When you are being mindful you are simply noticing that you are having thoughts and that this is all they are, we pay attention to them but without believing them. Accepting your thoughts as they are without judgement puts you back in control of your stressful situation. Tuning in with what you are presently sensing is far better for your stress rather than worrying about the past or future.
Some other things to consider about your Divorce:
- Write down the points you want to cover with your mediator or lawyer before you have contact with him/her. This refers to any ongoing phone calls or face to face appointments you may have organised.
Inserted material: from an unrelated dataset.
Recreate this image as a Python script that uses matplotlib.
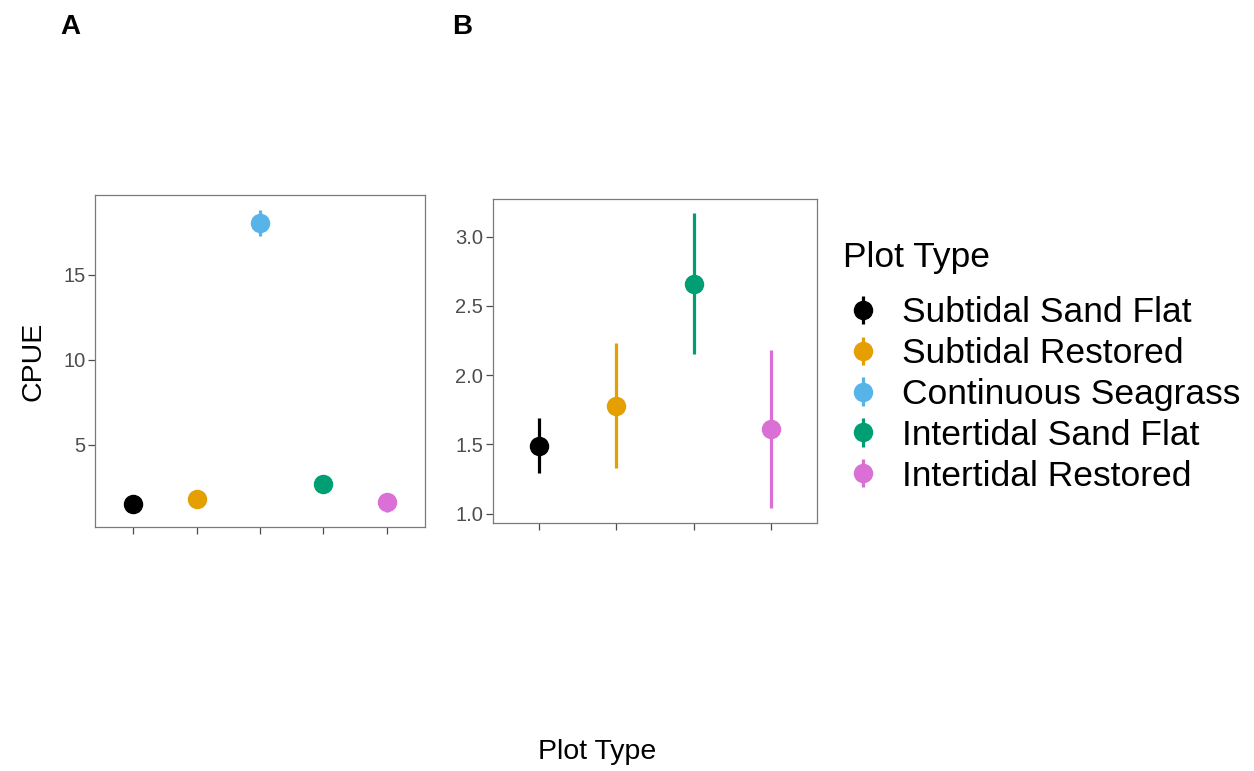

Knowing what you want to discuss and/or resolve keeps you in control and avoids you getting distracted by other issues.
- Know your mediator’s or lawyer’s boundaries. Your mediator or lawyer is not a Psychologist or a Counsellor and so if you are struggling with your mental health you may consider reaching out to an appropriately qualified and experienced Psychologist or Specialist Counsellor.
- Choose to RESPOND as opposed to REACTING to issues around the divorce you may not agree with. Try to stick to the facts and minimise emotionally fuelled discussions with your ex -partner especially when it comes to making critical decisions around finances and children. Keeping a calm and clear mind will definitely help you stay focussed with the job at hand and hence make decisions that are best for you.